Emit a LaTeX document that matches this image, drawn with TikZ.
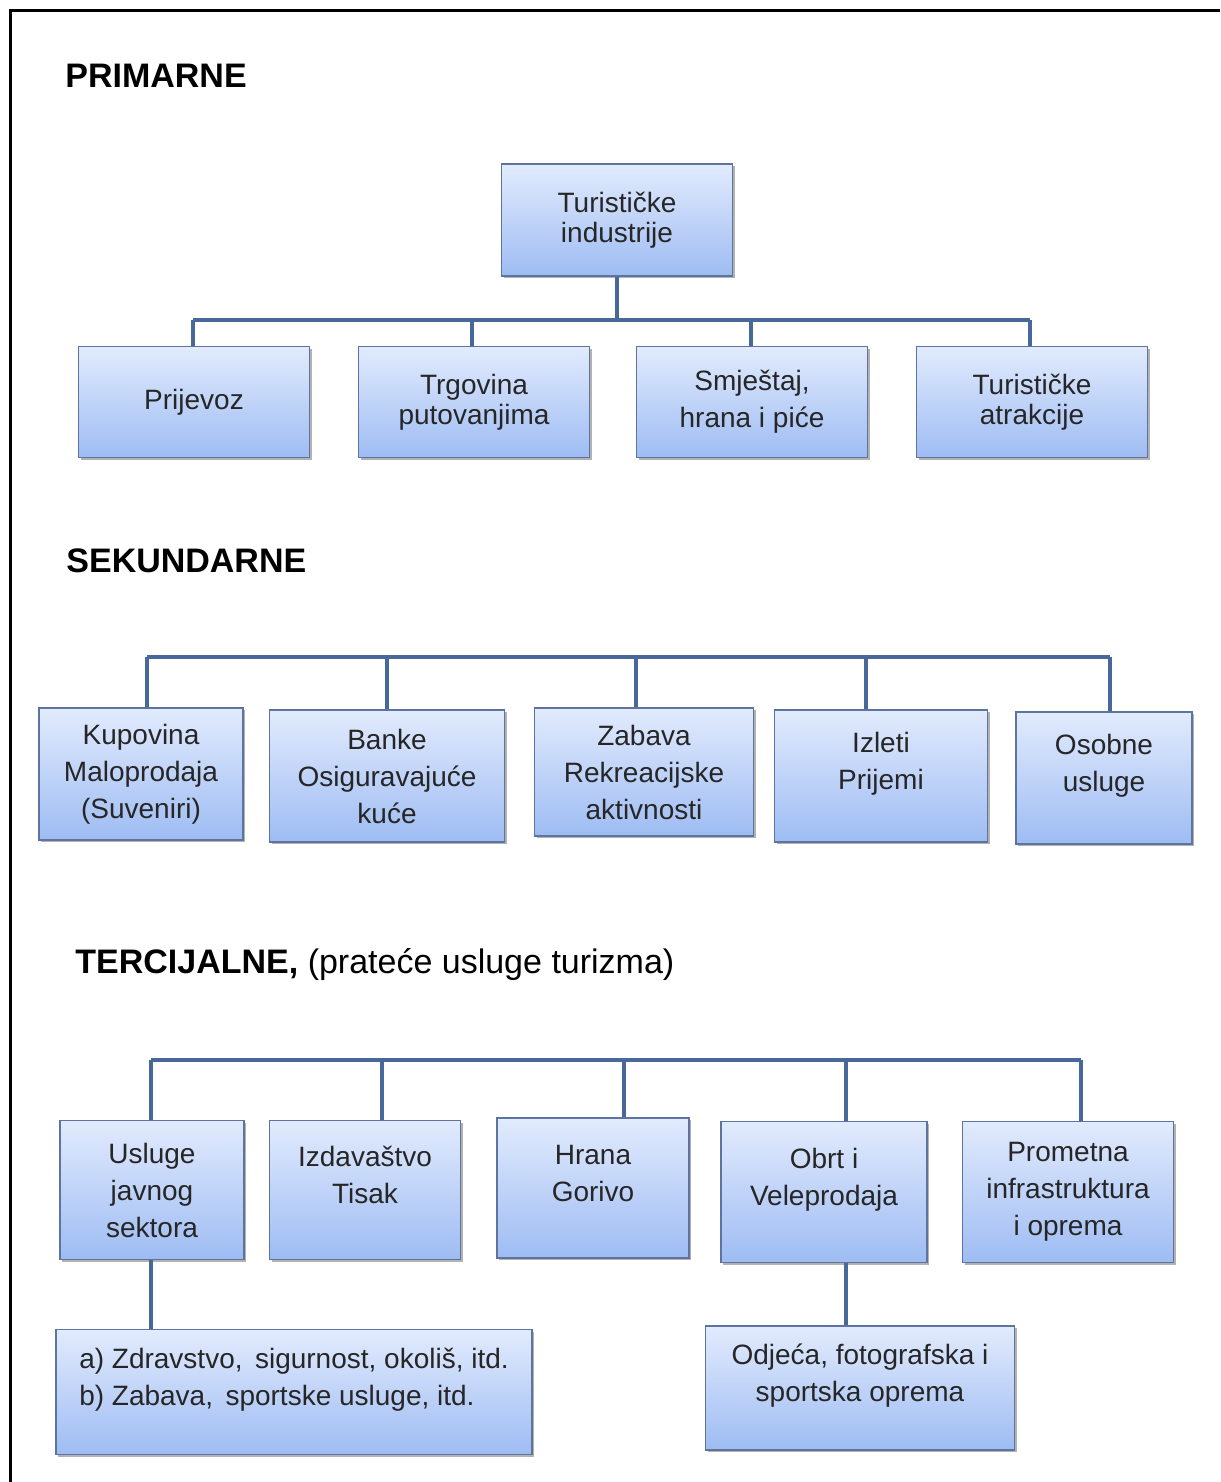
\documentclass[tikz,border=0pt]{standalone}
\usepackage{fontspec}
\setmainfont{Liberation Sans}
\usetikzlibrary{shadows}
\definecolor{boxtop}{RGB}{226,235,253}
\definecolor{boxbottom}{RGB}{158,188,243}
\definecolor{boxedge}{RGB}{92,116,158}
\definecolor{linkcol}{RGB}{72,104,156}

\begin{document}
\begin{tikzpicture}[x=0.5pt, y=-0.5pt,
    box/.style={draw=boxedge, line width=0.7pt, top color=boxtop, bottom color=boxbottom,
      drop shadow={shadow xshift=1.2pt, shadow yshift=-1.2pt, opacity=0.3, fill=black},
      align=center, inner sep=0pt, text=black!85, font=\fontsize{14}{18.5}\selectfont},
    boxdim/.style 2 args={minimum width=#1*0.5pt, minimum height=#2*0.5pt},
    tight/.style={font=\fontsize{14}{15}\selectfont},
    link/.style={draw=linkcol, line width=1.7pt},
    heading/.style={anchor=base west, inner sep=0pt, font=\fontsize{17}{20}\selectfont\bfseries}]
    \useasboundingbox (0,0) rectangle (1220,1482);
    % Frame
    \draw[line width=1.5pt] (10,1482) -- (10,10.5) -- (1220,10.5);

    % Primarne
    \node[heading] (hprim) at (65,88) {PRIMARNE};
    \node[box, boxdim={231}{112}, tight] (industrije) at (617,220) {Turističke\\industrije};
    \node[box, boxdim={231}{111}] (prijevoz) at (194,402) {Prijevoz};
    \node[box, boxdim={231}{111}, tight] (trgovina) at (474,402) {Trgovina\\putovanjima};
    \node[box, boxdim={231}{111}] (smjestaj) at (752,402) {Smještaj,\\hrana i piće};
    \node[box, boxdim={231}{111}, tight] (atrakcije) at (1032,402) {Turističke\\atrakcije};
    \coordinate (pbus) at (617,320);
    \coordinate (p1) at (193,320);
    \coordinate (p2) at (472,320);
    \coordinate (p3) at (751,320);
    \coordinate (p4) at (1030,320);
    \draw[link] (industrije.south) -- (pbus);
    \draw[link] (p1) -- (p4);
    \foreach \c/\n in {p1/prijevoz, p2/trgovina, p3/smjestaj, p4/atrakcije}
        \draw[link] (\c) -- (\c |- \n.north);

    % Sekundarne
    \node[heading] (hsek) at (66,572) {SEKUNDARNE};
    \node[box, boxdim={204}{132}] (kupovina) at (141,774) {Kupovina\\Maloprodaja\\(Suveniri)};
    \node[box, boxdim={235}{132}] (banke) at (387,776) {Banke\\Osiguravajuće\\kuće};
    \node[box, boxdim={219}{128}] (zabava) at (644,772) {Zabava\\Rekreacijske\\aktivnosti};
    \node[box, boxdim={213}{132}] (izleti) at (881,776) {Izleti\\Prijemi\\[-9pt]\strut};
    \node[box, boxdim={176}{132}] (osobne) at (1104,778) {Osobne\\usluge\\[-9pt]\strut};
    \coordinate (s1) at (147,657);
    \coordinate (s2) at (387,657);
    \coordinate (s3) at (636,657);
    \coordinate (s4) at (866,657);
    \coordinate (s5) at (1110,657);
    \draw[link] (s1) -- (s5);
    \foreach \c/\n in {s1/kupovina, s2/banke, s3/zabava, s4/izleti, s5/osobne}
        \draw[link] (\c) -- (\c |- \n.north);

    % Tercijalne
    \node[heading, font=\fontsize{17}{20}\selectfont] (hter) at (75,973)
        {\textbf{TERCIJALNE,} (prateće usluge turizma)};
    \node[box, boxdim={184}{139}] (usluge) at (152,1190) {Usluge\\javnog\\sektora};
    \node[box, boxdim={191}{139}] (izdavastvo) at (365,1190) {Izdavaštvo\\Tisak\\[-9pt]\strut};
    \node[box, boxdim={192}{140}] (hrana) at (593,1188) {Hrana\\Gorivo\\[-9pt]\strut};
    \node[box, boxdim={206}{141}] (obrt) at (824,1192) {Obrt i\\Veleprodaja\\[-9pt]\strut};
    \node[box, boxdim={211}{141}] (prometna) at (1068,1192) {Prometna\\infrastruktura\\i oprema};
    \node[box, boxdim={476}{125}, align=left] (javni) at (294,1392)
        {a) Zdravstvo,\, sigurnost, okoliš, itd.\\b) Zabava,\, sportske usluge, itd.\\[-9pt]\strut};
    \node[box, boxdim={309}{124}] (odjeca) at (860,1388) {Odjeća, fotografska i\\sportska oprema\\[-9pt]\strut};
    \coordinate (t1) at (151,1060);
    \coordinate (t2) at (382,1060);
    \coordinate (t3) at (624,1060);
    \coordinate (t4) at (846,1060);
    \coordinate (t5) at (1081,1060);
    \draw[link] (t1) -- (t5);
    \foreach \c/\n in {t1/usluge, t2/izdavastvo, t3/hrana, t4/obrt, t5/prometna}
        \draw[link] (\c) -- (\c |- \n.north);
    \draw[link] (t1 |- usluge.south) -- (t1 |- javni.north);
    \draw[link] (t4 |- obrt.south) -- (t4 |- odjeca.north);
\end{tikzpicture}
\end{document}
——————————
== EXERCISE BRIEF ==
Repeat the material above in full and exactly, apart from the pictures.

== EXPECTED ANSWER ==
Emit a LaTeX document that matches this image, drawn with TikZ.
\documentclass[tikz,border=0pt]{standalone}
\usepackage{fontspec}
\setmainfont{Liberation Sans}
\usetikzlibrary{shadows}
\definecolor{boxtop}{RGB}{226,235,253}
\definecolor{boxbottom}{RGB}{158,188,243}
\definecolor{boxedge}{RGB}{92,116,158}
\definecolor{linkcol}{RGB}{72,104,156}

\begin{document}
\begin{tikzpicture}[x=0.5pt, y=-0.5pt,
    box/.style={draw=boxedge, line width=0.7pt, top color=boxtop, bottom color=boxbottom,
      drop shadow={shadow xshift=1.2pt, shadow yshift=-1.2pt, opacity=0.3, fill=black},
      align=center, inner sep=0pt, text=black!85, font=\fontsize{14}{18.5}\selectfont},
    boxdim/.style 2 args={minimum width=#1*0.5pt, minimum height=#2*0.5pt},
    tight/.style={font=\fontsize{14}{15}\selectfont},
    link/.style={draw=linkcol, line width=1.7pt},
    heading/.style={anchor=base west, inner sep=0pt, font=\fontsize{17}{20}\selectfont\bfseries}]
    \useasboundingbox (0,0) rectangle (1220,1482);
    % Frame
    \draw[line width=1.5pt] (10,1482) -- (10,10.5) -- (1220,10.5);

    % Primarne
    \node[heading] (hprim) at (65,88) {PRIMARNE};
    \node[box, boxdim={231}{112}, tight] (industrije) at (617,220) {Turističke\\industrije};
    \node[box, boxdim={231}{111}] (prijevoz) at (194,402) {Prijevoz};
    \node[box, boxdim={231}{111}, tight] (trgovina) at (474,402) {Trgovina\\putovanjima};
    \node[box, boxdim={231}{111}] (smjestaj) at (752,402) {Smještaj,\\hrana i piće};
    \node[box, boxdim={231}{111}, tight] (atrakcije) at (1032,402) {Turističke\\atrakcije};
    \coordinate (pbus) at (617,320);
    \coordinate (p1) at (193,320);
    \coordinate (p2) at (472,320);
    \coordinate (p3) at (751,320);
    \coordinate (p4) at (1030,320);
    \draw[link] (industrije.south) -- (pbus);
    \draw[link] (p1) -- (p4);
    \foreach \c/\n in {p1/prijevoz, p2/trgovina, p3/smjestaj, p4/atrakcije}
        \draw[link] (\c) -- (\c |- \n.north);

    % Sekundarne
    \node[heading] (hsek) at (66,572) {SEKUNDARNE};
    \node[box, boxdim={204}{132}] (kupovina) at (141,774) {Kupovina\\Maloprodaja\\(Suveniri)};
    \node[box, boxdim={235}{132}] (banke) at (387,776) {Banke\\Osiguravajuće\\kuće};
    \node[box, boxdim={219}{128}] (zabava) at (644,772) {Zabava\\Rekreacijske\\aktivnosti};
    \node[box, boxdim={213}{132}] (izleti) at (881,776) {Izleti\\Prijemi\\[-9pt]\strut};
    \node[box, boxdim={176}{132}] (osobne) at (1104,778) {Osobne\\usluge\\[-9pt]\strut};
    \coordinate (s1) at (147,657);
    \coordinate (s2) at (387,657);
    \coordinate (s3) at (636,657);
    \coordinate (s4) at (866,657);
    \coordinate (s5) at (1110,657);
    \draw[link] (s1) -- (s5);
    \foreach \c/\n in {s1/kupovina, s2/banke, s3/zabava, s4/izleti, s5/osobne}
        \draw[link] (\c) -- (\c |- \n.north);

    % Tercijalne
    \node[heading, font=\fontsize{17}{20}\selectfont] (hter) at (75,973)
        {\textbf{TERCIJALNE,} (prateće usluge turizma)};
    \node[box, boxdim={184}{139}] (usluge) at (152,1190) {Usluge\\javnog\\sektora};
    \node[box, boxdim={191}{139}] (izdavastvo) at (365,1190) {Izdavaštvo\\Tisak\\[-9pt]\strut};
    \node[box, boxdim={192}{140}] (hrana) at (593,1188) {Hrana\\Gorivo\\[-9pt]\strut};
    \node[box, boxdim={206}{141}] (obrt) at (824,1192) {Obrt i\\Veleprodaja\\[-9pt]\strut};
    \node[box, boxdim={211}{141}] (prometna) at (1068,1192) {Prometna\\infrastruktura\\i oprema};
    \node[box, boxdim={476}{125}, align=left] (javni) at (294,1392)
        {a) Zdravstvo,\, sigurnost, okoliš, itd.\\b) Zabava,\, sportske usluge, itd.\\[-9pt]\strut};
    \node[box, boxdim={309}{124}] (odjeca) at (860,1388) {Odjeća, fotografska i\\sportska oprema\\[-9pt]\strut};
    \coordinate (t1) at (151,1060);
    \coordinate (t2) at (382,1060);
    \coordinate (t3) at (624,1060);
    \coordinate (t4) at (846,1060);
    \coordinate (t5) at (1081,1060);
    \draw[link] (t1) -- (t5);
    \foreach \c/\n in {t1/usluge, t2/izdavastvo, t3/hrana, t4/obrt, t5/prometna}
        \draw[link] (\c) -- (\c |- \n.north);
    \draw[link] (t1 |- usluge.south) -- (t1 |- javni.north);
    \draw[link] (t4 |- obrt.south) -- (t4 |- odjeca.north);
\end{tikzpicture}
\end{document}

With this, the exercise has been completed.